Danish-style bakery Ole and Steen, meanwhile, has launched a vegan o’duja (olive n’duja) toastie. As for drinks, Majestic Wine has launched a range of vegan wines including its Beefsteak Club malbec, Definition pinot grigio and Levante prosecco.
Vegan meal kits
Beyond hot food delivery, restaurant brands are also tapping into the demand for vegan meal kits. Burger brands such as Patty & Bun and Honest Burger, for example, now offer plant-based versions of their popular burger meal kits.
Dirty Vegan, the vegan sister restaurant to London restaurant Dirty Bones, has developed a meal kit for nationwide delivery. Based on the same ‘NYC-inspired comfort food and cocktail concept’ as its sibling, Dirty Vegan has partnered with Beyond Meat, the Los Angeles producer of plant-based meat products; Vida Bakery, London’s dairy free, egg free and gluten free bakery; and MEDA CBD Drinks to create its ‘Ultimate Vegan Kit’.

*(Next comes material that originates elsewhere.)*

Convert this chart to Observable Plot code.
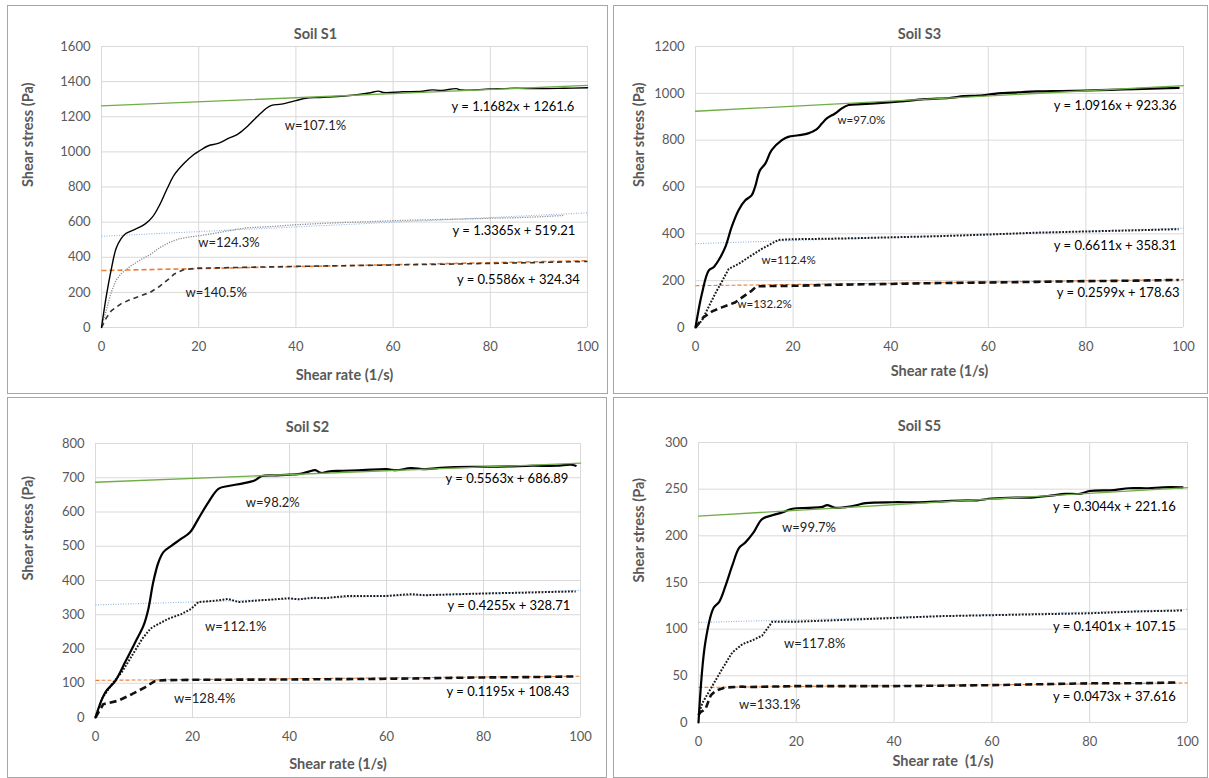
<!DOCTYPE html>
<html>
<head>
<meta charset="utf-8">
<script src="https://cdn.jsdelivr.net/npm/d3@7"></script>
<script src="https://cdn.jsdelivr.net/npm/@observablehq/plot@0.6"></script>
<style>
  body { margin: 0; background: #fff; font-family: Lato, "Open Sans", sans-serif; }
  #wrap { position: relative; width: 1209px; height: 778px; overflow: hidden; background: #fff; }
  .frame { position: absolute; border: 1px solid #a6a6a6; box-sizing: border-box; }
  .chart { position: absolute; }
</style>
</head>
<body>
<div id="wrap"></div>
<script>
// ---------- tick labels ----------
const xTicks = [0, 20, 40, 60, 80, 100];
const s1YTicks = [0, 200, 400, 600, 800, 1000, 1200, 1400, 1600];
const s3YTicks = [0, 200, 400, 600, 800, 1000, 1200];
const s2YTicks = [0, 100, 200, 300, 400, 500, 600, 700, 800];
const s5YTicks = [0, 50, 100, 150, 200, 250, 300];

// ---------- Soil S1 : [shear rate, shear stress] ----------
const s1W107 = [[0,0],[1,180],[2,330],[3,450],[4,505],[5,535],[7,560],[9,590],[10.5,630],[12,700],[13.5,790],[15,870],[17,935],[19,985],[20,1003],[22,1035],[24,1048],[26,1075],[28,1100],[30,1145],[32,1200],[34,1250],[35,1265],[37,1272],[40,1292],[42,1305],[45,1310],[50,1318],[55,1335],[57,1346],[58,1338],[62,1342],[66,1345],[68,1353],[70,1350],[73,1360],[74,1352],[80,1358],[85,1362],[90,1360],[95,1362],[100,1365]];
const s1W124 = [[0,0],[1,100],[2,200],[3,270],[4,305],[6,350],[8,385],[10,415],[12,455],[14,485],[16,505],[18,515],[20,522],[23,535],[26,550],[28,560],[30,568],[35,575],[40,585],[45,592],[50,598],[55,602],[60,608],[65,612],[70,615],[75,618],[80,622],[85,625],[90,630],[95,638]];
const s1W140 = [[0,0],[1,55],[2,95],[4,135],[6,160],[8,180],[10,200],[12,235],[14,280],[15,305],[17,330],[20,338],[25,340],[30,343],[40,348],[50,352],[60,356],[70,360],[80,365],[90,370],[100,376]];
const s1TrendA = [[0,1261.6],[100,1378.4]];
const s1TrendB = [[0,519.2],[100,652.9]];
const s1TrendC = [[0,324.3],[100,380.2]];

// ---------- Soil S3 ----------
const s3W97 = [[0,0],[1.3,143],[2.7,243],[3.7,257],[4.7,286],[6.1,343],[7.4,429],[8.8,500],[10.2,543],[11.5,564],[12.2,600],[13.2,671],[14.3,700],[15.6,757],[17.7,800],[19,814],[21.1,821],[23.1,829],[24.8,846],[25.9,871],[26.9,893],[28.6,914],[30,936],[31.4,950],[34,954],[39.5,961],[42,965],[47,975],[52,980],[55,988],[58,990],[62,1000],[65,1003],[70,1008],[75,1010],[80,1012],[85,1015],[90,1018],[95,1021],[99,1023]];
const s3W112 = [[0,0],[1.3,29],[2.5,80],[4,143],[5.5,200],[6.8,250],[8.8,271],[10.9,300],[13.6,336],[17,374],[20,377],[30,380],[40,385],[50,390],[60,397],[70,405],[80,410],[90,415],[99,420]];
const s3W132 = [[0,0],[1.6,43],[3.5,70],[5.4,86],[8.1,107],[11.5,157],[12.5,176],[15,177],[20,178],[30,183],[40,186],[50,190],[60,192],[70,195],[80,198],[90,200],[99,203]];
const s3TrendA = [[0,923.4],[100,1032.5]];
const s3TrendB = [[0,358.3],[100,424.4]];
const s3TrendC = [[0,178.6],[100,204.6]];

// ---------- Soil S2 ----------
const s2W98 = [[0,0],[2,73],[4.1,107],[6.1,161],[8.2,220],[9.9,268],[10.9,317],[11.9,395],[13,454],[14,483],[15.7,502],[17.7,522],[19.5,541],[21.2,580],[23.3,629],[25.4,668],[27.4,676],[30.2,683],[32.9,693],[34.3,705],[37,707],[40,709],[42.5,712],[44,718],[45.3,722],[46.5,714],[48,718],[50,720],[55,722],[60,725],[62,722],[65,728],[68,725],[72,730],[80,732],[85,733],[90,735],[95,735],[98,738],[99,735]];
const s2W112 = [[0,0],[1.3,54],[3.4,98],[5.4,132],[7.5,180],[9.6,229],[11.3,259],[12.3,268],[15,288],[17.7,302],[19.7,317],[21.2,337],[24.7,341],[27.4,346],[29.5,337],[32.9,341],[39.8,348],[42,345],[45,350],[47,348],[52,355],[60,355],[65,360],[68,357],[75,360],[80,362],[90,365],[95,367],[99,368]];
const s2W128 = [[0,0],[1.6,39],[4.7,49],[7.5,68],[10.2,88],[12.3,107],[14.4,109],[20,110],[40,111],[60,113],[70,115],[80,117],[90,118],[99,120]];
const s2TrendA = [[0,686.9],[100,742.5]];
const s2TrendB = [[0,328.7],[100,371.3]];
const s2TrendC = [[0,108.4],[100,120.4]];

// ---------- Soil S5 ----------
const s5W99 = [[0,0],[1.4,86],[3.1,123],[4.2,129],[5.5,146],[6.9,168],[8.3,187],[9.6,193],[11.3,204],[13,218],[15.1,222],[17.1,225],[19.2,229],[22.6,230],[25.3,231],[26.3,233],[28,230],[31.5,232],[34.2,235],[39.7,236],[45,236],[50,237],[55,238],[57,238],[60,240],[65,241],[68,241],[72,243],[75,245],[78,245],[80,248],[85,249],[88,251],[92,251],[95,252],[99,252]];
const s5W117 = [[0,8],[0.8,21],[2.8,39],[4.8,57],[6.9,75],[9,84],[11,88],[13,93],[15.1,108],[20,108],[30,110],[40,112],[50,114],[60,115],[70,116],[80,117],[90,119],[99,120]];
const s5W133 = [[0,8],[0.4,11],[1.4,14],[2.5,29],[3.5,34],[5.5,37.5],[8.9,38.5],[10,38],[20,39],[40,39],[60,40],[70,41],[80,42],[90,42],[98,43]];
const s5TrendA = [[0,221.2],[100,251.6]];
const s5TrendB = [[0,107.2],[100,121.2]];
const s5TrendC = [[0,37.6],[100,42.3]];

// ---------- annotation texts ----------
const s1Eq = ["y = 1.1682x + 1261.6", "y = 1.3365x + 519.21", "y = 0.5586x + 324.34"];
const s1W = ["w=107.1%", "w=124.3%", "w=140.5%"];
const s3Eq = ["y = 1.0916x + 923.36", "y = 0.6611x + 358.31", "y = 0.2599x + 178.63"];
const s3W = ["w=97.0%", "w=112.4%", "w=132.2%"];
const s2Eq = ["y = 0.5563x + 686.89", "y = 0.4255x + 328.71", "y = 0.1195x + 108.43"];
const s2W = ["w=98.2%", "w=112.1%", "w=128.4%"];
const s5Eq = ["y = 0.3044x + 221.16", "y = 0.1401x + 107.15", "y = 0.0473x + 37.616"];
const s5W = ["w=99.7%", "w=117.8%", "w=133.1%"];

// ---------- layout ----------
const GREY = "#595959";
const panels = [
  { title: "Soil S1", xTitle: "Shear rate (1/s)", left: 7, top: 5, w: 601, h: 389, mL: 94, mR: 21, mT: 41, mB: 67,
    yMax: 1600, yTicks: s1YTicks, titleDx: -29, titleDy: -18, xtDy: 52, ytDx: -73,
    curves: [s1W107, s1W124, s1W140], trends: [s1TrendA, s1TrendB, s1TrendC], thin: true,
    eq: s1Eq, eqPos: [[97.3,1258],[97.5,548],[98.4,273]],
    wl: s1W, wPos: [[37.7,1150],[19.9,481],[17.3,196]], wSize: 13 },
  { title: "Soil S3", xTitle: "Shear rate (1/s)", left: 613, top: 5, w: 595, h: 389, mL: 82, mR: 25, mT: 41, mB: 67,
    yMax: 1200, yTicks: s3YTicks, titleDx: -20, titleDy: -18, xtDy: 48, ytDx: -56,
    curves: [s3W97, s3W112, s3W132], trends: [s3TrendA, s3TrendB, s3TrendC], thin: false,
    eq: s3Eq, eqPos: [[98.6,948],[98.6,347],[99.2,146]],
    wl: s3W, wPos: [[29.1,886],[13.5,289],[8.6,97]], wSize: 11.5 },
  { title: "Soil S2", xTitle: "Shear rate (1/s)", left: 7, top: 397, w: 600, h: 381, mL: 88, mR: 27, mT: 46, mB: 61,
    yMax: 800, yTicks: s2YTicks, titleDx: -30.5, titleDy: -22, xtDy: 51, ytDx: -67,
    curves: [s2W98, s2W112, s2W128], trends: [s2TrendA, s2TrendB, s2TrendC], thin: false,
    eq: s2Eq, eqPos: [[97.5,697],[97.9,325],[97.7,76]],
    wl: s2W, wPos: [[31,627],[22.6,264],[16.2,55]], wSize: 13 },
  { title: "Soil S5", xTitle: "Shear rate\u00a0 (1/s)", left: 613, top: 397, w: 595, h: 381, mL: 85, mR: 21, mT: 45, mB: 56,
    yMax: 300, yTicks: s5YTicks, titleDx: -23.5, titleDy: -22, xtDy: 43, ytDx: -59,
    curves: [s5W99, s5W117, s5W133], trends: [s5TrendA, s5TrendB, s5TrendC], thin: false,
    eq: s5Eq, eqPos: [[97.6,231],[97.6,102],[97.6,27]],
    wl: s5W, wPos: [[17.1,209],[17.5,84],[8.3,18.6]], wSize: 13 }
];

const wrap = document.getElementById("wrap");
const X = d => d[0], Y = d => d[1];

for (const p of panels) {
  const fr = document.createElement("div");
  fr.className = "frame";
  Object.assign(fr.style, { left: p.left + "px", top: p.top + "px", width: p.w + "px", height: p.h + "px" });
  wrap.appendChild(fr);

  const solidW = p.thin ? 1.4 : 2.2;
  const dotStyle = p.thin
    ? { stroke: "#8c8c8c", strokeWidth: 1.3, strokeDasharray: "1.2 1.3", strokeLinecap: "butt" }
    : { stroke: "#1a1a1a", strokeWidth: 2, strokeDasharray: "1.8 1.5", strokeLinecap: "butt" };
  const dashStyle = p.thin
    ? { stroke: "#333", strokeWidth: 1.6, strokeDasharray: "5 4", strokeLinecap: "butt" }
    : { stroke: "#111", strokeWidth: 2.6, strokeDasharray: "7 4", strokeLinecap: "butt" };

  const eqData = p.eq.map((t, i) => ({ t, x: p.eqPos[i][0], y: p.eqPos[i][1] }));
  const wData = p.wl.map((t, i) => ({ t, x: p.wPos[i][0], y: p.wPos[i][1] }));

  const chart = Plot.plot({
    width: p.w, height: p.h,
    marginLeft: p.mL, marginRight: p.mR, marginTop: p.mT, marginBottom: p.mB,
    x: { domain: [0, 100] },
    y: { domain: [0, p.yMax] },
    style: { fontFamily: "Lato, 'Open Sans', sans-serif", fontSize: "13px", color: GREY, background: "transparent", overflow: "visible" },
    marks: [
      Plot.gridX(xTicks, { stroke: "#d9d9d9", strokeOpacity: 1, strokeWidth: 1 }),
      Plot.gridY(p.yTicks, { stroke: "#d9d9d9", strokeOpacity: 1, strokeWidth: 1 }),
      Plot.axisX({ ticks: xTicks, tickSize: 0, tickPadding: 14, tickFormat: d => String(d), label: null, fill: GREY, fontSize: 13 }),
      Plot.axisY({ ticks: p.yTicks, tickSize: 0, tickPadding: 11, tickFormat: d => String(d), label: null, fill: GREY, fontSize: 13 }),
      // trend lines
      Plot.line(p.trends[1], { x: X, y: Y, stroke: "#8fb4e3", strokeWidth: 1.1, strokeDasharray: "1 1.5", strokeLinecap: "butt" }),
      Plot.line(p.trends[2], { x: X, y: Y, stroke: "#ed7d31", strokeWidth: p.thin ? 1.6 : 1.1, strokeDasharray: p.thin ? "5 3" : "4 2", strokeLinecap: "butt" }),
      // measured curves
      Plot.line(p.curves[2], { x: X, y: Y, ...dashStyle }),
      Plot.line(p.curves[1], { x: X, y: Y, ...dotStyle }),
      Plot.line(p.curves[0], { x: X, y: Y, stroke: "#000", strokeWidth: solidW, curve: "catmull-rom" }),
      Plot.line(p.trends[0], { x: X, y: Y, stroke: "#70ad47", strokeWidth: 1.3 }),
      // annotations
      Plot.text(eqData, { x: "x", y: "y", text: "t", textAnchor: "end", fill: "#000", fontSize: 13 }),
      Plot.text(wData, { x: "x", y: "y", text: "t", textAnchor: "start", fill: "#222", fontSize: p.wSize }),
      // titles
      Plot.text([p.title], { text: d => d, frameAnchor: "top", dx: p.titleDx, dy: p.titleDy, fill: GREY, fontSize: 14.5, fontWeight: "bold" }),
      Plot.text([p.xTitle], { text: d => d, frameAnchor: "bottom", dy: p.xtDy, fill: GREY, fontSize: 14.5, fontWeight: "bold" }),
      Plot.text(["Shear stress (Pa)"], { text: d => d, frameAnchor: "left", dx: p.ytDx, rotate: -90, fill: GREY, fontSize: 14.5, fontWeight: "bold" })
    ]
  });
  chart.classList.add("chart");
  chart.style.left = p.left + "px";
  chart.style.top = p.top + "px";
  chart.style.position = "absolute";
  wrap.appendChild(chart);
}
</script>
</body>
</html>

Healthy fast-food chain Leon has stepped up its plant-based offering this year by updating the recipe for its vegan LOVe burger and releasing a new vegan Sweet Carolina BBQ burger.
Looking at new ways of engaging customers, the brand has hopped on the meal kit trend with its ‘LOVe Burger At-home Kit’. The delivery box contains all the ingredients needed to recreate its best-selling burger.
Leon has also launched a vegan subscription service. The £6-a-month service gives customers 30% off vegan menu items across all of Leon’s UK sites. This ties into a reward scheme, offering subscribers free jars of aioli and Leon cookbooks, as well as randomly selecting one in every 500 subscribers with a green card that provides free vegan food for a month.
Longevity in the category
Activity in the sector suggests the vegan trend is not going away. According to The Vegan Society, 2020 became the year that every one of the top UK restaurants/food-to-go outlets had a vegan (or plant-based) offering. It also predicts that vegans and vegetarians will make up a quarter of the British population by 2025.
Restaurants are adapting their menus to cater for this growing demand, but it remains to be seen whether the pandemic, which so many have said will accelerate the move towards sustainability, will have a lasting impact not only on the food restaurants serve, but also on the industry’s practices.
Wagamama’s Woods, for one, believes it will: “As Covid-19 causes us all to press pause on so many things, let’s make sure we fast forward the small decisions which can better our planet.”